◆ Entries with chart source code:

--

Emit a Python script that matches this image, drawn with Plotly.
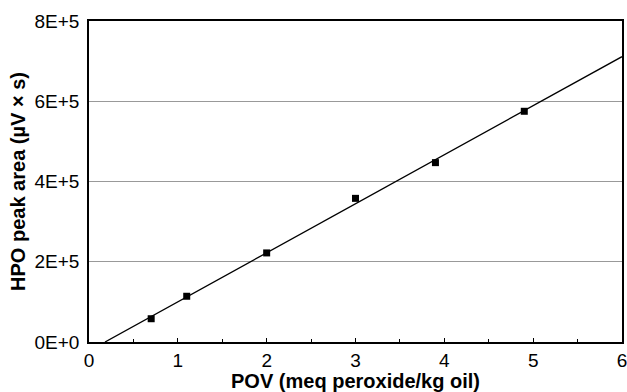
import numpy as np
import plotly.graph_objects as go

pov = [0.7, 1.1, 2.0, 3.0, 3.9, 4.9]
hpo_area = [58000, 114000, 222000, 358000, 447000, 575000]

x_ticks = [0, 1, 2, 3, 4, 5, 6]
y_ticks = [0, 200000, 400000, 600000, 800000]
y_tick_labels = ["0E+0", "2E+5", "4E+5", "6E+5", "8E+5"]

# least-squares calibration line
slope, intercept = np.polyfit(pov, hpo_area, 1)
x_start = -intercept / slope
x_line = [x_start, 6.0]
y_line = [slope * xv + intercept for xv in x_line]

fig = go.Figure()
fig.add_trace(go.Scatter(x=x_line, y=y_line, mode="lines",
                         line=dict(color="black", width=1.3),
                         showlegend=False, hoverinfo="skip"))
fig.add_trace(go.Scatter(x=pov, y=hpo_area, mode="markers",
                         marker=dict(symbol="square", size=7, color="black"),
                         showlegend=False))

font_family = "Liberation Sans, Arial, sans-serif"
fig.update_layout(
    width=627, height=392,
    margin=dict(l=89, r=5, t=21, b=50),
    paper_bgcolor="white", plot_bgcolor="white",
    font=dict(family=font_family, size=18, color="black"),
)
fig.update_xaxes(
    range=[0, 6], tickvals=x_ticks, ticks="inside", ticklen=4,
    tickcolor="black", tickwidth=1, automargin=False, ticklabeloverflow="allow",
    minor=dict(dtick=0.5, ticks="inside", ticklen=3, tickcolor="black", showgrid=False),
    showgrid=False, zeroline=False,
    showline=True, linecolor="black", linewidth=1.5, mirror=True,
    tickfont=dict(size=19),
    title=dict(text="POV (meq peroxide/kg oil)", standoff=0,
               font=dict(size=20, weight="bold")),
)
fig.update_yaxes(
    range=[0, 800000], tickvals=y_ticks, ticktext=y_tick_labels,
    ticks="", showgrid=True, gridcolor="#999999", gridwidth=1, automargin=False,
    ticklabeloverflow="allow",
    zeroline=False, showline=True, linecolor="black", linewidth=1.5, mirror=True,
    tickfont=dict(size=19), ticklabelstandoff=4,
    title=dict(text="HPO peak area (µV × s)", standoff=4,
               font=dict(size=20, weight="bold")),
)

fig.write_html("out.html")
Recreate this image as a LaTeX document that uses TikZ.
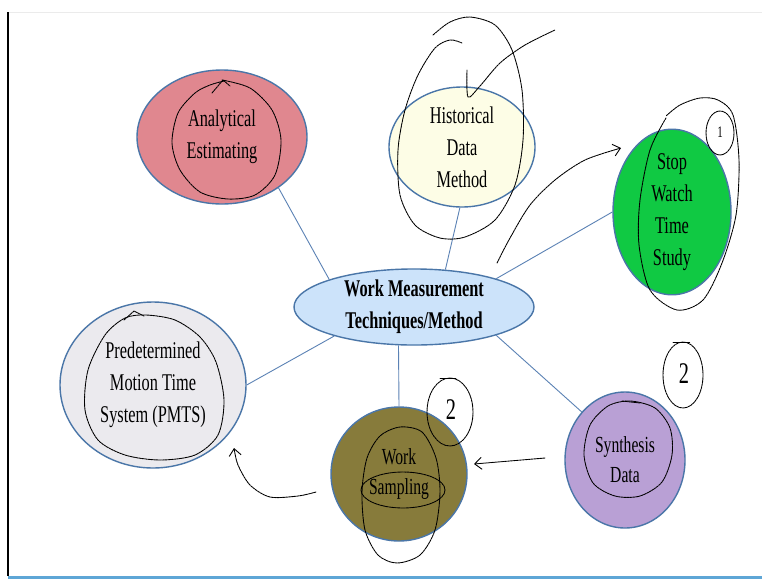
\documentclass[tikz,border=0pt]{standalone}
\usepackage{fontspec}
\usetikzlibrary{shapes.geometric,arrows.meta}
\newfontfamily\nf[FakeStretch=0.68]{Liberation Serif}
\definecolor{edge}{HTML}{4A76A8}
\definecolor{conn}{HTML}{5B82B5}
\definecolor{anaf}{HTML}{E0878F}
\definecolor{hisf}{HTML}{FDFDE6}
\definecolor{stopf}{HTML}{10C943}
\definecolor{cenf}{HTML}{CCE3FA}
\definecolor{pmtsf}{HTML}{EBEAEE}
\definecolor{wsf}{HTML}{877B3B}
\definecolor{synf}{HTML}{B9A0D5}
\definecolor{bluebar}{HTML}{5EA6D6}
\tikzset{
  bubble/.style={ellipse, draw=edge, line width=1.4pt, inner sep=0pt, align=center,
    font=\nf\fontsize{24}{32}\selectfont},
  conline/.style={draw=conn, line width=0.9pt},
  hand/.style={black, line width=0.9pt, line cap=round, line join=round, dash pattern=on 2.2pt off 0.7pt},
  handarrow/.style={hand, -{Straight Barb[length=7pt,width=12pt]}},
  handtext/.style={font=\nf\fontsize{30}{30}\selectfont, inner sep=0pt}
}
\begin{document}
\begin{tikzpicture}[x=1pt,y=-1pt]
\useasboundingbox (0,0) rectangle (762,579);
\fill[white] (0,0) rectangle (762,579);
% frame
\draw[black!8, line width=0.8pt] (8,12) -- (762,12);
\draw[black, line width=2pt] (8,12) -- (8,576);
\draw[bluebar, line width=3pt] (8,577) -- (762,577);

% nodes
\node[bubble, fill=cenf, minimum width=240pt, minimum height=76pt] (cen) at (414,307)
  {\bfseries Work Measurement\\\bfseries Techniques/Method};
\node[bubble, fill=anaf, minimum width=170pt, minimum height=134pt] (ana) at (222,137)
  {Analytical\\Estimating};
\node[bubble, fill=hisf, minimum width=146pt, minimum height=120pt] (his) at (462,147)
  {Historical\\Data\\Method};
\node[bubble, fill=stopf, minimum width=118pt, minimum height=134pt] (stop) at (672,212)
  {Stop\\Watch\\Time\\Study};
\node[bubble, fill=pmtsf, minimum width=186pt, minimum height=166pt] (pmts) at (153,385)
  {Predetermined\\Motion Time\\System (PMTS)};
\node[bubble, fill=wsf, minimum width=136pt, minimum height=134pt,
  font=\nf\fontsize{23}{30}\selectfont] (ws) at (399,474)
  {Work\\Sampling};
\node[bubble, fill=synf, minimum width=120pt, minimum height=136pt,
  font=\nf\fontsize{23}{30}\selectfont] (syn) at (625,460)
  {Synthesis\\Data};

% connectors
\draw[conline] (ana.-42) -- (cen.162);
\draw[conline] (his.-92) -- (cen.50);
\draw[conline] (stop.180) -- (cen.19);
\draw[conline] (pmts.0) -- (cen.200);
\draw[conline] (ws.north) -- (cen.-112);
\draw[conline] (syn.132) -- (cen.-19);

% hand-drawn annotations
% Analytical loop
\draw[hand] plot[smooth] coordinates {(222,80) (250,88) (272,110) (281,140) (275,175) (255,195) (228,199) (200,192) (180,170) (172,143) (178,113) (195,93) (210,85) (224,81)};
\draw[hand] (212,93) -- (223,80) -- (230,86);
% Historical spiral
\draw[hand] plot[smooth] coordinates {(433,35) (450,22) (470,17) (495,25) (512,50) (522,90) (523,140) (515,185) (495,220) (465,237) (440,238) (415,225) (400,195) (398,150) (405,110) (418,75) (435,48) (450,40) (462,43)};
\draw[hand] plot[smooth] coordinates {(467,70) (468,97) (480,86) (500,63) (525,45) (555,30)};
% arrow to Stop Watch
\draw[handarrow] plot[smooth] coordinates {(497,263) (510,238) (530,205) (555,180) (585,160) (621,148)};
% Stop watch loop
\draw[hand] plot[smooth] coordinates {(666,118) (650,150) (640,200) (639,245) (650,290) (677,310) (703,300) (722,263) (736,215) (739,160) (733,115) (718,100) (700,98) (680,105) (666,116)};
\draw[hand] (720,133) ellipse (14 and 22);
\node[handtext, font=\nf\fontsize{16}{16}\selectfont] (one) at (720,132) {1};
% PMTS loop
\draw[hand] plot[smooth cycle] coordinates {(146,315) (175,320) (200,337) (216,362) (224,400) (218,435) (195,455) (160,460) (125,455) (98,440) (85,410) (88,370) (105,335) (125,318)};
\draw[hand] (124,320) -- (134,311) -- (144,316);
% Work sampling loops
\draw[hand] plot[smooth cycle] coordinates {(400,427) (422,432) (436,458) (440,492) (435,530) (420,555) (397,563) (378,555) (365,530) (362,492) (367,458) (380,436)};
\draw[hand] (403,490) ellipse (42 and 18);
\draw[hand] (450,412) ellipse (23 and 34);
\draw[hand] (440,378) -- (456,378);
\node[handtext] (two1) at (451,410) {2};
% arrow from Work Sampling to PMTS
\draw[handarrow] plot[smooth] coordinates {(316,492) (298,496) (270,497) (250,485) (238,465) (234,448)};
% arrow from Synthesis to Work Sampling
\draw[handarrow] (545,458) -- (474,464);
% Synthesis loops
\draw[hand] plot[smooth cycle] coordinates {(630,401) (655,408) (670,428) (672,455) (662,482) (640,496) (615,496) (593,483) (584,455) (590,425) (608,406)};
\draw[hand] (622,401) -- (640,403);
\draw[hand] (683,375) ellipse (20 and 33);
\draw[hand] (673,342) -- (690,342);
\node[handtext] (two2) at (684,374) {2};
\end{tikzpicture}
\end{document}
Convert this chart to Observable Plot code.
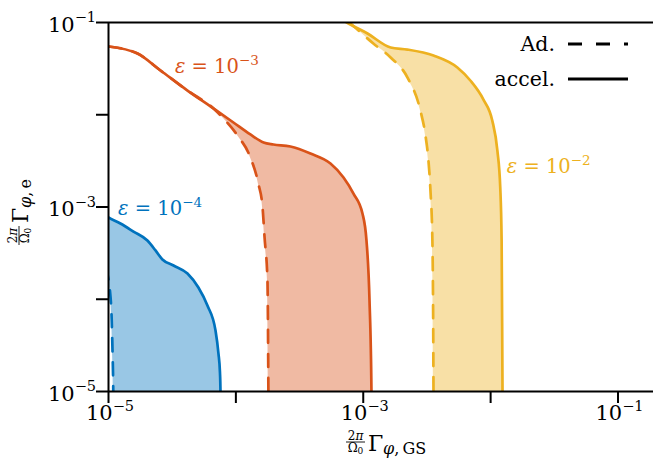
<!DOCTYPE html>
<html><head><meta charset="utf-8">
<script src="https://cdn.jsdelivr.net/npm/d3@7"></script>
<script src="https://cdn.jsdelivr.net/npm/@observablehq/plot@0.6"></script>
<style>
body{margin:0;background:#fff;}
#chart{position:relative;width:653px;height:464px;overflow:hidden;}
</style></head><body><div id="chart"></div>
<script>
// ---- scales / ticks ----
const xDomain = [1e-5, 0.19];
const yDomain = [1e-5, 1e-1];
const xTicks = [1e-5, 1e-4, 1e-3, 1e-2, 1e-1];
const yTicks = [1e-5, 1e-4, 1e-3, 1e-2, 1e-1];
const xTickLabelVals = [1e-5, 1e-3, 1e-1];
const xTickLabelExps = ["−5", "−3", "−1"];
const yTickLabelVals = [1e-5, 1e-3, 1e-1];
const yTickLabelExps = ["−5", "−3", "−1"];

// ---- series: epsilon = 1e-4 (blue) ----
const e4AccelX = [8.66e-6, 1.0e-5, 1.24e-5, 1.57e-5, 2.02e-5, 2.34e-5, 2.65e-5, 3.24e-5, 4.17e-5, 5.08e-5, 5.98e-5, 6.92e-5, 7.30e-5, 7.50e-5, 7.57e-5, 7.59e-5];
const e4AccelY = [8.71e-4, 7.69e-4, 6.62e-4, 5.42e-4, 4.33e-4, 3.38e-4, 2.70e-4, 2.32e-4, 1.90e-4, 1.34e-4, 8.55e-5, 4.58e-5, 2.58e-5, 1.61e-5, 1.0e-5, 5.0e-6];
const e4AdX = [8.5e-6, 9.31e-6, 1.03e-5, 1.06e-5, 1.075e-5, 1.09e-5, 1.095e-5];
const e4AdY = [4.0e-4, 2.50e-4, 1.18e-4, 5.89e-5, 2.78e-5, 1.0e-5, 5.0e-6];

// ---- series: epsilon = 1e-3 (orange) ----
const e3AccelX = [1.0e-5, 1.69e-5, 2.56e-5, 4.17e-5, 6.67e-5, 9.57e-5, 1.30e-4, 1.65e-4, 1.97e-4, 2.68e-4, 3.85e-4, 5.53e-4, 7.00e-4, 8.38e-4, 9.86e-4, 1.06e-3, 1.12e-3, 1.16e-3, 1.165e-3];
const e3AccelY = [5.49e-2, 4.61e-2, 3.02e-2, 1.83e-2, 1.17e-2, 8.24e-3, 6.11e-3, 5.00e-3, 4.76e-3, 4.53e-3, 3.80e-3, 2.96e-3, 2.09e-3, 1.40e-3, 8.51e-4, 4.34e-4, 9.68e-5, 1.0e-5, 5.0e-6];
const e3AdX = [1.0e-5, 1.69e-5, 2.56e-5, 4.17e-5, 6.67e-5, 8.00e-5, 1.03e-4, 1.30e-4, 1.50e-4, 1.62e-4, 1.68e-4, 1.77e-4, 1.80e-4, 1.805e-4];
const e3AdY = [5.49e-2, 4.61e-2, 3.02e-2, 1.83e-2, 1.17e-2, 9.10e-3, 5.96e-3, 3.44e-3, 1.80e-3, 9.88e-4, 4.67e-4, 1.60e-4, 1.0e-5, 5.0e-6];

// ---- series: epsilon = 1e-2 (yellow) ----
const e2AccelX = [6.05e-4, 7.66e-4, 1.08e-3, 1.64e-3, 2.22e-3, 3.56e-3, 5.48e-3, 6.93e-3, 8.78e-3, 1.03e-2, 1.13e-2, 1.19e-2, 1.22e-2, 1.24e-2, 1.245e-2];
const e2AccelY = [0.119, 9.75e-2, 7.60e-2, 5.36e-2, 5.09e-2, 4.38e-2, 3.25e-2, 2.35e-2, 1.46e-2, 8.67e-3, 4.09e-3, 1.63e-3, 4.33e-4, 1.0e-5, 5.0e-6];
const e2AdX = [5.6e-4, 6.26e-4, 7.94e-4, 1.20e-3, 1.64e-3, 2.22e-3, 2.81e-3, 3.08e-3, 3.25e-3, 3.37e-3, 3.49e-3, 3.56e-3, 3.565e-3];
const e2AdY = [0.15, 0.128, 9.75e-2, 5.92e-2, 4.18e-2, 2.54e-2, 1.11e-2, 5.96e-3, 3.19e-3, 1.51e-3, 4.33e-4, 1.0e-5, 5.0e-6];

// ---- labels ----
const seriesColors = ["#0072BD", "#D95319", "#EDB120"];
const epsLabelExps = ["−4", "−3", "−2"];
const epsLabelX = [1.2e-5, 3.35e-5, 1.35e-2];
const epsLabelY = [8.09e-4, 2.80e-2, 2.31e-3];
const legendNames = ["Ad.", "accel."];

const pts = (xs, ys) => xs.map((x, i) => ({x, y: ys[i]}));
const series = [
  {accel: pts(e4AccelX, e4AccelY), ad: pts(e4AdX, e4AdY)},
  {accel: pts(e3AccelX, e3AccelY), ad: pts(e3AdX, e3AdY)},
  {accel: pts(e2AccelX, e2AccelY), ad: pts(e2AdX, e2AdY)}
];

const curve = "monotone-x";
const marks = [];
// filled band between the two curves: colour under the accel curve, then white under the adiabatic curve
[2, 1, 0].forEach(i => {
  const s = series[i];
  marks.push(Plot.areaY(s.accel, {x: "x", y1: 1e-6, y2: "y", fill: seriesColors[i], fillOpacity: 0.4, curve, clip: true}));
  marks.push(Plot.areaY(s.ad, {x: "x", y1: 1e-6, y2: "y", fill: "white", curve, clip: true}));
});
series.forEach((s, i) => {
  marks.push(Plot.line(s.accel, {x: "x", y: "y", stroke: seriesColors[i], strokeWidth: 2.7, curve, clip: true}));
  marks.push(Plot.line(s.ad, {x: "x", y: "y", stroke: seriesColors[i], strokeWidth: 2.7, strokeDasharray: "13,11", curve, clip: true}));
});
marks.push(
  Plot.ruleX([xDomain[0]], {stroke: "black", strokeWidth: 2}),
  Plot.ruleY(yDomain, {stroke: "black", strokeWidth: 2}),
  Plot.axisX(xTicks, {anchor: "bottom", tickSize: 12, strokeWidth: 2, tickFormat: () => "", label: null}),
  Plot.axisY(yTicks, {anchor: "left", tickSize: 12, strokeWidth: 2, tickFormat: () => "", label: null})
);

const plot = Plot.plot({
  width: 653, height: 464,
  marginLeft: 108, marginRight: 0, marginTop: 22, marginBottom: 73,
  x: {type: "log", domain: xDomain},
  y: {type: "log", domain: yDomain},
  style: {fontFamily: "DejaVu Serif", background: "white"},
  marks
});
document.getElementById("chart").appendChild(plot);

// ---- text overlays (positioned through Plot's scales) ----
const sx = plot.scale("x"), sy = plot.scale("y");
const svg = d3.select(plot);
const g = svg.append("g").attr("font-family", "DejaVu Serif").attr("fill", "black").attr("text-anchor", "start");

function supText(parent, x, y, base, exp, anchor, fs, sfs, color, italicBase) {
  const t = parent.append("text").attr("x", x).attr("y", y)
    .attr("text-anchor", anchor).attr("font-size", fs).attr("fill", color || "black");
  if (italicBase) {
    t.append("tspan").attr("font-style", "italic").text(italicBase);
    t.append("tspan").text(" = ");
  }
  t.append("tspan").text(base);
  t.append("tspan").attr("dy", -0.43 * fs).attr("font-size", sfs).text(exp);
  return t;
}

// tick labels
xTickLabelVals.forEach((v, i) => supText(g, sx.apply(v) + 2, 420, "10", xTickLabelExps[i], "middle", 21, 14.5));
yTickLabelVals.forEach((v, i) => supText(g, 96, sy.apply(v) + 9.5, "10", yTickLabelExps[i], "end", 21, 14.5));

// epsilon annotations
epsLabelExps.forEach((e, i) =>
  supText(g, sx.apply(epsLabelX[i]), sy.apply(epsLabelY[i]), "10", e, "start", 19.5, 13.5, seriesColors[i], "ε"));

// axis titles
function axisTitle(parent, transform, subText) {
  const a = parent.append("g").attr("transform", transform);
  const num = a.append("text").attr("x", 9.5).attr("y", -2.5).attr("text-anchor", "middle").attr("font-size", 12);
  num.append("tspan").text("2");
  num.append("tspan").attr("font-style", "italic").text("π");
  a.append("line").attr("x1", 0).attr("x2", 19).attr("y1", 0).attr("y2", 0).attr("stroke", "black").attr("stroke-width", 0.9);
  const den = a.append("text").attr("x", 9.5).attr("y", 10).attr("text-anchor", "middle").attr("font-size", 12);
  den.append("tspan").text("Ω");
  den.append("tspan").attr("font-size", 9).attr("dy", 2).text("0");
  a.append("text").attr("x", 22).attr("y", 9).attr("text-anchor", "start").attr("font-size", 22).text("Γ");
  const sub = a.append("text").attr("x", 37).attr("y", 12).attr("text-anchor", "start").attr("font-size", 16);
  sub.append("tspan").attr("font-style", "italic").text("φ");
  sub.append("tspan").text(",\u2009" + subText);
}
axisTitle(g, "translate(346,442)", "GS");
axisTitle(g, "translate(19,245) rotate(-90)", "e");

// legend
const lg = g.append("g");
const legendDash = ["14,14", null];
legendNames.forEach((name, i) => {
  const yy = 44 + i * 35;
  lg.append("text").attr("x", 555).attr("y", yy + 7).attr("text-anchor", "end").attr("font-size", 20.5).text(name);
  const ln = lg.append("line").attr("x1", 568).attr("x2", 628).attr("y1", yy).attr("y2", yy)
    .attr("stroke", "black").attr("stroke-width", 3);
  if (legendDash[i]) ln.attr("stroke-dasharray", legendDash[i]);
});
</script>
</body></html>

--

◆ Directions: Pull out all lines containing the word "that" from the entries above.

◆ Written solution:
Emit a Python script that matches this image, drawn with Plotly.
Recreate this image as a LaTeX document that uses TikZ.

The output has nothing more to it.